Beyond that, there was some blatant pandering I did not expect. In response to a question from the field, the CEO suggested we will soon be eligible for leave after 90 days boot on the ground, whereas before we had to wait for 180. The squeals of delight drowned out his next few sentences. I was less impressed, my QA mind turning over the implications of this seemingly impromptu promise. Did he check this against other policies already in use? Is Corporate in fact prepared to implement, or was that an empty promise to satisfy the natives for a few months? Will we actually be afforded extra vacation days and travel re-imbursement? It turns out the answers were as follows: no, ish (somehow I was tasked with writing this policy – still not sure how that happened), no, no, no. Swell – a poorly thought-out policy with little positive impact in my life. This speech was really going beautifully.

For me, however, the highlight of the town hall came as a bit of a throw-away line during the business-development portion of the chat. In the midst of enlightening us to the places we, as a company, would go, the sights we would see, and the heights to which we would soar, he noted that the referendum for the independence of South Sudan is imminent. While Corporate hoped for a peaceful passage, it would be ready to act, he added, the anticipatory glee in his voice belying his sanguine words. Wait, I said to myself. Did he really just say that MEP is prepping for civil war in Sudan? I thought I would be sick.

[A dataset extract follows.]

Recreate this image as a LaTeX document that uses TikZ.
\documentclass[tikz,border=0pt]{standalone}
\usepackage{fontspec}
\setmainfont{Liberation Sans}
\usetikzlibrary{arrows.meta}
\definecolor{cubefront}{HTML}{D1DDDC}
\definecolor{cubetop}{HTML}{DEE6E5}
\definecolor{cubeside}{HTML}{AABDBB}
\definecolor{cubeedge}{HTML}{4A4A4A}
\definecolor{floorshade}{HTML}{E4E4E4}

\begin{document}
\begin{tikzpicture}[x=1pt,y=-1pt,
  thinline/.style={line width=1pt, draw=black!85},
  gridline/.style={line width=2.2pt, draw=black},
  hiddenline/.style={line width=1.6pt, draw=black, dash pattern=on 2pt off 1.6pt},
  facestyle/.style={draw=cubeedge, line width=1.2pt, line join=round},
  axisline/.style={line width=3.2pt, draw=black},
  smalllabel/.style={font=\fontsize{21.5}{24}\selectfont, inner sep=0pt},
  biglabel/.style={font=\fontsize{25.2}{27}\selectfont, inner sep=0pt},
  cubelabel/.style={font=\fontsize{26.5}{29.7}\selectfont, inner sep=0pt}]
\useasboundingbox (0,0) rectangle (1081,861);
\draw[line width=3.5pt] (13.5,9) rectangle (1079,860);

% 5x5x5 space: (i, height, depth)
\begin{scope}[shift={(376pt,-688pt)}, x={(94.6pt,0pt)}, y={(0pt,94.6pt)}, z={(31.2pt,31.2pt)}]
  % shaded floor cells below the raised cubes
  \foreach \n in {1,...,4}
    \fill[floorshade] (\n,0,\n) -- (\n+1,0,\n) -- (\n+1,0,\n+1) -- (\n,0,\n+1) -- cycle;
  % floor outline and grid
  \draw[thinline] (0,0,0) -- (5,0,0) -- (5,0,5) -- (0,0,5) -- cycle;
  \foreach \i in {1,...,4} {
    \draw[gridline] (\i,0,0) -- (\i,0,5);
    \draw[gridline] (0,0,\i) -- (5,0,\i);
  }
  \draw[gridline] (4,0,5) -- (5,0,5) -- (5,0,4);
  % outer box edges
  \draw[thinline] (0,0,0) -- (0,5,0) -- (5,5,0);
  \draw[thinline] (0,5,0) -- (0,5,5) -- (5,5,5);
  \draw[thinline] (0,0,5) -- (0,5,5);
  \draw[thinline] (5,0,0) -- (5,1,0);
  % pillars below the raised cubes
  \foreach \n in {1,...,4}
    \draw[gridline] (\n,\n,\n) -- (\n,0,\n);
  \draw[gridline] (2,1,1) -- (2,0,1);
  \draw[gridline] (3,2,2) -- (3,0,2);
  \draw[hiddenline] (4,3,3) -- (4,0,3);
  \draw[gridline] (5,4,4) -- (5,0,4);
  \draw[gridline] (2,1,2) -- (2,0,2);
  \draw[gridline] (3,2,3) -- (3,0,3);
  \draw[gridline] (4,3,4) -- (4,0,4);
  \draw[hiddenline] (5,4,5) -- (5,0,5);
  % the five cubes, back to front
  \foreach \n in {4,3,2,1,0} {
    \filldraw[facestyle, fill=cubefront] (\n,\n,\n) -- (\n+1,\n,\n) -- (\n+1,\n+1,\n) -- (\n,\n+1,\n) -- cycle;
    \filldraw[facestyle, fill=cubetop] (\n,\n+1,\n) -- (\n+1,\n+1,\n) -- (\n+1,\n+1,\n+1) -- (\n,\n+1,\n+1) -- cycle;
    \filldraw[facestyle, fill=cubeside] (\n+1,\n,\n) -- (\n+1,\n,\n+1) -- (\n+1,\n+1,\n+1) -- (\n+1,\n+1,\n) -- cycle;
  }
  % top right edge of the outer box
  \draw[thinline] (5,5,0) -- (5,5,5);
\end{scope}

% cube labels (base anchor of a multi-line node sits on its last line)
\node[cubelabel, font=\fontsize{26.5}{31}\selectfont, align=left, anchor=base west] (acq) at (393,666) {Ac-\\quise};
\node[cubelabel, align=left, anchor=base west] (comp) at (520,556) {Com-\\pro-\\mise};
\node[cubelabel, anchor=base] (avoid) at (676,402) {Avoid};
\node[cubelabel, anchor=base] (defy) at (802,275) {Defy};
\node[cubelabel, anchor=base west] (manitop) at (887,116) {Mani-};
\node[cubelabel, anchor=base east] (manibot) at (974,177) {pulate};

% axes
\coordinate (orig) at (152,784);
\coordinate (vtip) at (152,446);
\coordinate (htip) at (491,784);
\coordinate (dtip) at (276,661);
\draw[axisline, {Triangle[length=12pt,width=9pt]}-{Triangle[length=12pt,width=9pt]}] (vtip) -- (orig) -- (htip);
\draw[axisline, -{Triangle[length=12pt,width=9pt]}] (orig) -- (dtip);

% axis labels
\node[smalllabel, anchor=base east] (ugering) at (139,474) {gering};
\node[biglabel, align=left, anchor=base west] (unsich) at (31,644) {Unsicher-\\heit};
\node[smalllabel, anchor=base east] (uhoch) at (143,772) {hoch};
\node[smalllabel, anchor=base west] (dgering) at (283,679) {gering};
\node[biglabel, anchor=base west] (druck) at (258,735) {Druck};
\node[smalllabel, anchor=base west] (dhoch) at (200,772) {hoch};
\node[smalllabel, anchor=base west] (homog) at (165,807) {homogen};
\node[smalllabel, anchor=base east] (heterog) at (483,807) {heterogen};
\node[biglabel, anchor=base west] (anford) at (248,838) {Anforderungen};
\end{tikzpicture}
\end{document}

On the subject of inducing nausea, some reports out of a more proximate southern conflict really got to me today, as well. A local linguist came into Kabul this week on vacation, and stopped by the office to beg for re-assignment. Apparently, his unit forced him back out on patrol after having injured his arm in two separate IED attacks. When he asked for medical leave, his Marine supervisor held a gun to his head, telling his there were consequences for abandoning the unit. Ultimately, he was only allowed to leave after he had lost all mobility and feeling in his arm. It now appears that he may never fully recover. Further, he left one of his comrades recovering from emergency appendectomy on a cot in the transient tent.

I appreciate that the linguists are not always the easiest individuals to work with. Some of them are even dangerously incompetent, speaking English so poorly as to put units in danger (the gentleman today was decidedly not in this category). I also understand how many in the military have come to hate Afghans. Being asked to distinguish between the Afghans who support you, want to use you, are indifferent to you, and want to kill you is frequently an unfair burden and frequently a bridge too far. I feel for the troops – I really do. They see the worst of this society. Not just the insurgents, but the destitute in the form of beggars and the corrupt in the form of cops. And they despise them.

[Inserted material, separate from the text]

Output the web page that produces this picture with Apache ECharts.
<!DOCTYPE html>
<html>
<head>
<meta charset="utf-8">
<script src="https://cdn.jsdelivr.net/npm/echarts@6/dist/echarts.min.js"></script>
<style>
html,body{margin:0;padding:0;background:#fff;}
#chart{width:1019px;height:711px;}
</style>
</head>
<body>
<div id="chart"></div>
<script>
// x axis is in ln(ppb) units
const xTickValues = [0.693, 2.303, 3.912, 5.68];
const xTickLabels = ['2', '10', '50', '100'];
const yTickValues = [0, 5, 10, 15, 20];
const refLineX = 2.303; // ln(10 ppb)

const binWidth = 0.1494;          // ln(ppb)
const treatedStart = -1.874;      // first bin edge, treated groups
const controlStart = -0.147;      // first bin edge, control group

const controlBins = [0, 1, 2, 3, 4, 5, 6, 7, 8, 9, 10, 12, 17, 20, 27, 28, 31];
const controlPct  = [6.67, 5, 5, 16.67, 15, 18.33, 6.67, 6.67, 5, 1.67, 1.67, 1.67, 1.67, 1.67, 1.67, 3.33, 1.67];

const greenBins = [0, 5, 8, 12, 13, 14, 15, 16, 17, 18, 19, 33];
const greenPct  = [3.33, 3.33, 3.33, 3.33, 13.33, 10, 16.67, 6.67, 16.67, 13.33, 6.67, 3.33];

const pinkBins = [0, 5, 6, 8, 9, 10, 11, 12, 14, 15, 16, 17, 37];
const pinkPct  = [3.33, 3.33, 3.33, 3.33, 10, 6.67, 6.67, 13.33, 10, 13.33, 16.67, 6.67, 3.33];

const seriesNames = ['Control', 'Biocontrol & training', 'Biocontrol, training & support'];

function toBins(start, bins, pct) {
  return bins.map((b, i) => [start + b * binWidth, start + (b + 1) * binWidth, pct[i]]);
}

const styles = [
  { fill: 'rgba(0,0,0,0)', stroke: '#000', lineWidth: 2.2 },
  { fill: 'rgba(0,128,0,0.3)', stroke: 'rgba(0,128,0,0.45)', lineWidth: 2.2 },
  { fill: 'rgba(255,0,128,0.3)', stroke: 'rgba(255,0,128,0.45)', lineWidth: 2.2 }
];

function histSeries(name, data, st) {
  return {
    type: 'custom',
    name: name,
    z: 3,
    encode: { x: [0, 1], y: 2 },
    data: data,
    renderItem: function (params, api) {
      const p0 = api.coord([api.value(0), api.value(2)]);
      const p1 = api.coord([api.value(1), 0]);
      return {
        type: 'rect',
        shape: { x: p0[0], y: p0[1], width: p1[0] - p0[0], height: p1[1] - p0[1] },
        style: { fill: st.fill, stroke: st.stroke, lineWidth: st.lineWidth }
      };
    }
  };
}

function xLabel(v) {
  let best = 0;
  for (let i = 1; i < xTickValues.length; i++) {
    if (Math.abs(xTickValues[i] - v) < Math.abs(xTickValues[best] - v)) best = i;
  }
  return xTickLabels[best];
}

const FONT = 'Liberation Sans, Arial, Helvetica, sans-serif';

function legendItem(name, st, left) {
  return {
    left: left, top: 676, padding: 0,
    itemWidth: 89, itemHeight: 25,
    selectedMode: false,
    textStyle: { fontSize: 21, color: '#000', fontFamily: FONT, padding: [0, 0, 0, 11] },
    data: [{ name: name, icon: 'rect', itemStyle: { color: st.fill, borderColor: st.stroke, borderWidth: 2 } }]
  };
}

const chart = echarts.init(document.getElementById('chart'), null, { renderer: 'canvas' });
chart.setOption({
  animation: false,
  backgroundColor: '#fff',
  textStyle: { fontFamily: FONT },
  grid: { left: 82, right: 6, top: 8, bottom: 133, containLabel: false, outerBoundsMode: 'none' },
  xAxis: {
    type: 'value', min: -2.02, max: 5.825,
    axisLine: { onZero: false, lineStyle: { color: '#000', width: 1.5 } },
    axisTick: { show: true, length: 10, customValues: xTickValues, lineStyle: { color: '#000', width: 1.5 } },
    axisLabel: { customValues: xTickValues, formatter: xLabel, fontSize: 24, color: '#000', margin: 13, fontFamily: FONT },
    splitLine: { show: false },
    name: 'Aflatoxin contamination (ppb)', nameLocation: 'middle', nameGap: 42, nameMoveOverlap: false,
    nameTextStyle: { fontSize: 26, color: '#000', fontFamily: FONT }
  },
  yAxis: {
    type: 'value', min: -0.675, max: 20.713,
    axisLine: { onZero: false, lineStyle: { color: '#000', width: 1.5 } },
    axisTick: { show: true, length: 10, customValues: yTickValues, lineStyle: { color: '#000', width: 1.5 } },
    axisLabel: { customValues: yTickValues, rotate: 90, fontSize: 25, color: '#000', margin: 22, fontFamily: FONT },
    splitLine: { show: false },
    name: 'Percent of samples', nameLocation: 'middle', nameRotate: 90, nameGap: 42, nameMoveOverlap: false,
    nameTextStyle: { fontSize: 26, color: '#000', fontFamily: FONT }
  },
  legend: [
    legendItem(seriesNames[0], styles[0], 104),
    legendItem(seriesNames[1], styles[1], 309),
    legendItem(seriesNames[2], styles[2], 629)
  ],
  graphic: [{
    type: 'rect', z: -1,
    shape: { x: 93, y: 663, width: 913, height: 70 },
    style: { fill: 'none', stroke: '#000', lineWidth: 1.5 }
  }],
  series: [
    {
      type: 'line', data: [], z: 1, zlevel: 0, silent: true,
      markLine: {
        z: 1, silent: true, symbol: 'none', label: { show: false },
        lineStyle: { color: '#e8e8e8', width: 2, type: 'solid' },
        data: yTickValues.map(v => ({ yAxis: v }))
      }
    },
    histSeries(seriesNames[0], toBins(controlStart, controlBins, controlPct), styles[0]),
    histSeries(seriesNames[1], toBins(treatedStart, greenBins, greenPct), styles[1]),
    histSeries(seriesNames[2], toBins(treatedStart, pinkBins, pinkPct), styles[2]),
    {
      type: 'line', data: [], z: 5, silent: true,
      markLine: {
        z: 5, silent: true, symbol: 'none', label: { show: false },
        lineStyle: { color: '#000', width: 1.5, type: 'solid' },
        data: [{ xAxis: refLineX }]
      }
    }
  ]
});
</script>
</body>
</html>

Tragically, this ire toward all things Afghan strips the mission of its meaning. More than that, it offers a license to dehumanize each and every citizen of Afghanistan, no matter their relation to the Coalition. One would hope that familiarity should breed not only contempt, but compassion, especially for the linguists. These aren’t just people, but are people who work with the troops. Sleep with them, eat with them. They serve as comrades in arms (close to, at any rate, as linguists are really not supposed to carry firearms). There is no excuse whatsoever for such torturous treatment of a fellow human being. Many linguists hate this country just as much as their units. If they had nothing else in common, they have that.